Maryse Dejean: I walked in there one day when they had just renovated the Perseverance Hall next door, and there was some sort of inaugural event or ribbon cutting ceremony. And I opened the door to go into the studio and sitting right there in the reception area was Earth Wind & Fire.

George Benson came through, and Billy Dee Williams, and Dionne Warwick. And they were all really fascinated by WWOZ, they all loved WWOZ.

Bob Dylan: WWOZ was the kind of station I used to listen to late at night growing up, and it brought me back to the trials of my youth and touched the spirit of it. Back then when something was wrong the radio could lay hands on you and you’d be all right…

Maryse Dejean: Allen Toussaint would come by, and one evening, because they locked the St. Philip Street gate when it started to get darker, and Allen had parked his Rolls Royce outside the gate. When he finished his interview on Billy Delle’s show and came out, the gate was already locked! And I happened to be there working late, and he said, “Oh, can you help me? The gate is closed!” So I said “Don’t worry,” and I called up security and they came and opened up the gate, and he was so grateful, and appreciative. He turned to me and said “Thank you so much! I’m Allen, by the way.”  And I said, “Yes sir, I know you’re Allen!” 

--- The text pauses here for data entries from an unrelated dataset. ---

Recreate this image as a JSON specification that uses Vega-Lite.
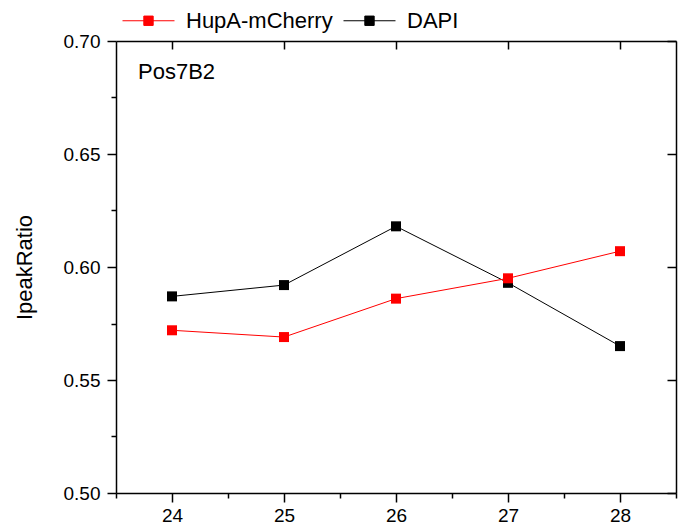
{
  "$schema": "https://vega.github.io/schema/vega-lite/v6.json",
  "autosize": {"type": "none"},
  "padding": {"left": 116, "top": 41, "right": 8, "bottom": 34},
  "width": 560,
  "height": 452,
  "background": "white",
  "title": {
    "text": "Pos7B2",
    "orient": "top",
    "anchor": "start",
    "frame": "group",
    "font": "Liberation Sans",
    "fontSize": 22,
    "fontWeight": "normal",
    "color": "black",
    "baseline": "alphabetic",
    "offset": 0,
    "dx": 22,
    "dy": 107
  },
  "data": {
    "values": [
      {"pos": 24, "ratio": 0.587, "channel": "DAPI"},
      {"pos": 25, "ratio": 0.592, "channel": "DAPI"},
      {"pos": 26, "ratio": 0.618, "channel": "DAPI"},
      {"pos": 27, "ratio": 0.593, "channel": "DAPI"},
      {"pos": 28, "ratio": 0.565, "channel": "DAPI"},
      {"pos": 24, "ratio": 0.572, "channel": "HupA-mCherry"},
      {"pos": 25, "ratio": 0.569, "channel": "HupA-mCherry"},
      {"pos": 26, "ratio": 0.586, "channel": "HupA-mCherry"},
      {"pos": 27, "ratio": 0.595, "channel": "HupA-mCherry"},
      {"pos": 28, "ratio": 0.607, "channel": "HupA-mCherry"}
    ]
  },
  "layer": [
    {
      "mark": {"type": "line", "strokeWidth": 1},
      "encoding": {
        "x": {
          "field": "pos", "type": "quantitative",
          "scale": {"domain": [23.5, 28.5], "nice": false, "zero": false},
          "axis": {
            "orient": "bottom",
            "title": null,
            "values": [23.5, 24, 24.5, 25, 25.5, 26, 26.5, 27, 27.5, 28, 28.5],
            "labelExpr": "datum.value % 1 === 0 ? format(datum.value, 'd') : ''",
            "tickSize": {"condition": {"test": "datum.value % 1 === 0", "value": 9}, "value": 5},
            "labelPadding": 4,
            "labelOverlap": false,
            "labelFlush": false
          }
        },
        "y": {
          "field": "ratio", "type": "quantitative",
          "scale": {"domain": [0.5, 0.7], "nice": false, "zero": false},
          "axis": {
            "orient": "left",
            "title": "IpeakRatio",
            "values": [0.5, 0.525, 0.55, 0.575, 0.6, 0.625, 0.65, 0.675, 0.7],
            "labelExpr": "round(datum.value * 1000) % 50 === 0 ? format(datum.value, '.2f') : ''",
            "tickSize": {"condition": {"test": "round(datum.value * 1000) % 50 === 0", "value": 9}, "value": 5},
            "labelPadding": 7,
            "labelOverlap": false,
            "labelFlush": false,
            "titlePadding": 27,
            "titleFontSize": 22,
            "titleFont": "Liberation Sans",
            "titleFontWeight": "normal",
            "titleColor": "black"
          }
        },
        "color": {
          "field": "channel", "type": "nominal",
          "scale": {"domain": ["HupA-mCherry", "DAPI"], "range": ["#ff0000", "#000000"]},
          "legend": {
            "title": null,
            "orient": "none",
            "direction": "horizontal",
            "legendX": 6,
            "legendY": -47,
            "padding": 0,
            "columnPadding": 8,
            "labelOffset": 11,
            "labelFont": "Liberation Sans",
            "labelFontSize": 22,
            "labelColor": "black",
            "labelLimit": 400,
            "symbolType": "M-1,0H1M-0.18,-0.18H0.18V0.18H-0.18Z",
            "symbolSize": 2704,
            "symbolStrokeWidth": 1,
            "symbolOpacity": 1,
            "encode": {
              "symbols": {
                "update": {
                  "fill": {"scale": "color", "field": "value"},
                  "stroke": {"scale": "color", "field": "value"},
                  "opacity": {"value": 1},
                  "fillOpacity": {"value": 1},
                  "strokeOpacity": {"value": 1}
                }
              }
            }
          }
        }
      }
    },
    {
      "mark": {"type": "point", "shape": "square", "filled": true, "size": 100, "opacity": 1},
      "encoding": {
        "x": {
          "field": "pos", "type": "quantitative",
          "axis": {
            "orient": "top",
            "title": null,
            "values": [24, 25, 26, 27, 28],
            "labels": false,
            "tickSize": -8
          }
        },
        "y": {
          "field": "ratio", "type": "quantitative",
          "axis": {
            "orient": "right",
            "title": null,
            "values": [0.5, 0.55, 0.6, 0.65, 0.7],
            "labels": false,
            "tickSize": -9
          }
        },
        "color": {"field": "channel", "type": "nominal"}
      }
    }
  ],
  "resolve": {"axis": {"x": "independent", "y": "independent"}},
  "config": {
    "view": {"stroke": null},
    "axis": {
      "grid": false,
      "domainColor": "black",
      "domainWidth": 1.5,
      "tickColor": "black",
      "tickWidth": 1.5,
      "labelFont": "Liberation Sans",
      "labelFontSize": 19,
      "labelColor": "black"
    }
  }
}
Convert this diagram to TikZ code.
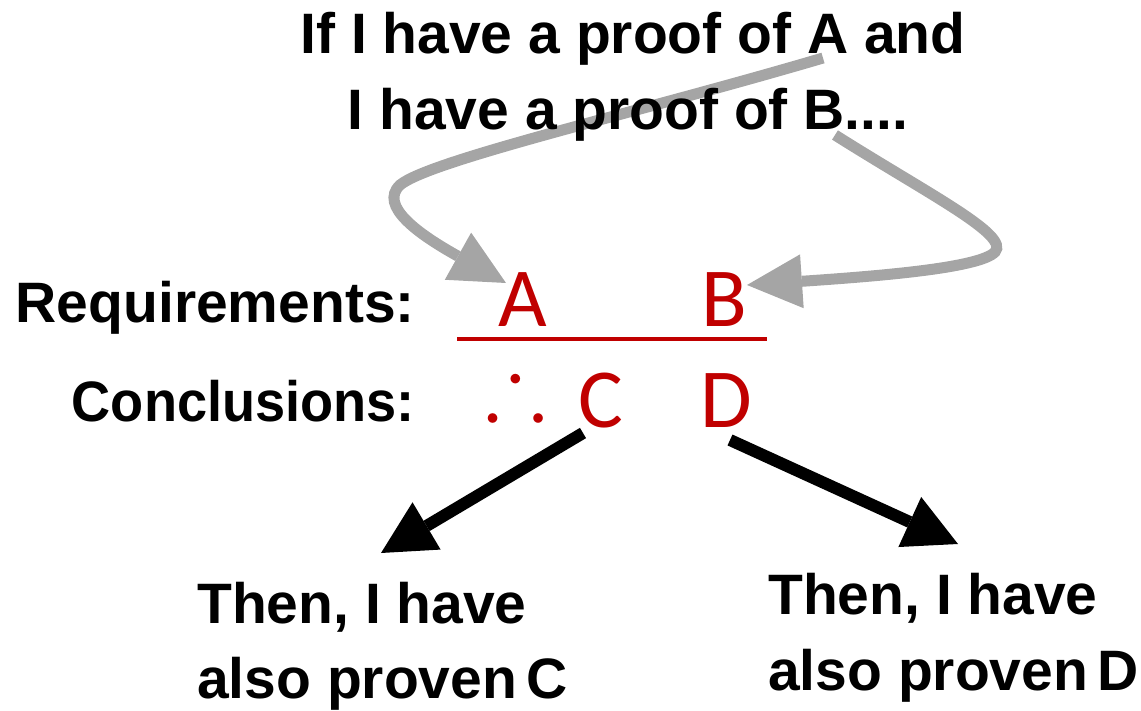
\documentclass[tikz,border=0pt]{standalone}
\usepackage{amssymb}
\usepackage{fontspec}
\setmainfont{Liberation Sans}
\newfontfamily\calfont{Carlito}
\usetikzlibrary{arrows.meta}
\pgfdeclarelayer{bg}
\pgfsetlayers{bg,main}
\definecolor{myred}{HTML}{C00000}
\definecolor{mygray}{HTML}{A5A5A5}
\begin{document}
\begin{tikzpicture}[x=1pt,y=-1pt,
  lbl/.style={font=\bfseries\fontsize{57}{76}\selectfont, inner sep=0pt, text=black},
  var/.style={font=\calfont\fontsize{84}{84}\selectfont, text=myred, inner sep=0pt, anchor=base},
  grayarrow/.style={draw=mygray, line width=11pt, -{Triangle[length=55pt,width=54pt,line width'=0pt]}},
  blackarrow/.style={draw=black, line width=12pt, -{Triangle[length=53pt,width=55pt,line width'=0pt]}},
  rule/.style={draw=myred, line width=4pt}
]
\useasboundingbox (0,0) rectangle (1141,711);

% premise text
\node[lbl, anchor=base] (t1) at (633,54) {If I have a proof of A and};
\node[lbl, anchor=base] (t2) at (628,130) {I have a proof of B....};

% row labels
\node[lbl, anchor=base east] (req) at (415,323) {Requirements:};
\node[lbl, anchor=base east] (conc) at (415,421) {\scalebox{0.95}[1]{Conclusions:}};

% rule letters
\node[var] (A) at (522.5,327) {A};
\node[var] (B) at (724.5,327) {B};
\node[var] (C) at (600.5,428) {C};
\node[var] (D) at (726.5,428) {D};
\node[text=myred, inner sep=0pt, anchor=base] (thf) at (516,416) {\scalebox{9.1}{$\smash{\therefore}$}};

\coordinate (rl) at (457,339);
\coordinate (rr) at (767,339);
\draw[rule] (rl) -- (rr);

% results
\node[lbl, anchor=base west] (L1) at (197,623) {Then, I have};
\node[lbl, anchor=base west] (L2) at (197,698) {also proven\hspace{-0.12em} C};
\node[lbl, anchor=base west] (R1) at (768,614) {Then, I have};
\node[lbl, anchor=base west] (R2) at (768,690) {also proven\hspace{-0.12em} D};

% connector ends
\coordinate (t1src) at (823,58);
\coordinate (t2src) at (835,135);
\coordinate (Ain) at (506,283);
\coordinate (Bin) at (747,285);
\coordinate (Cout) at (583,433);
\coordinate (Dout) at (730,440);
\coordinate (Lin) at (381,553);
\coordinate (Rin) at (958,544);

\begin{pgfonlayer}{bg}
\draw[grayarrow] (t1src) .. controls (640,112) and (430,160) .. (400,185)
  .. controls (378,206) and (420,235) .. (Ain);
\draw[grayarrow] (t2src) .. controls (930,195) and (1010,235) .. (995,252)
  .. controls (980,268) and (880,276) .. (Bin);
\end{pgfonlayer}

\draw[blackarrow] (Cout) -- (Lin);
\draw[blackarrow] (Dout) -- (Rin);
\end{tikzpicture}
\end{document}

The impact of Hurricane Katrina led to the demise of the Treehouse and to WWOZ’s relocation to the French Market. Click here to listen to a special episode of “New Orleans Calling” for a history of that period as told by DJs, musicians, and other members of the WWOZ family. The show is produced by George Ingmire and Dave Ankers.

Big D” Dennis Schaibly: You were able to walk through those doors and just leave everything, the rest of the world, outside.  And just immerse yourself in New Orleans music and leave all those troubles behind.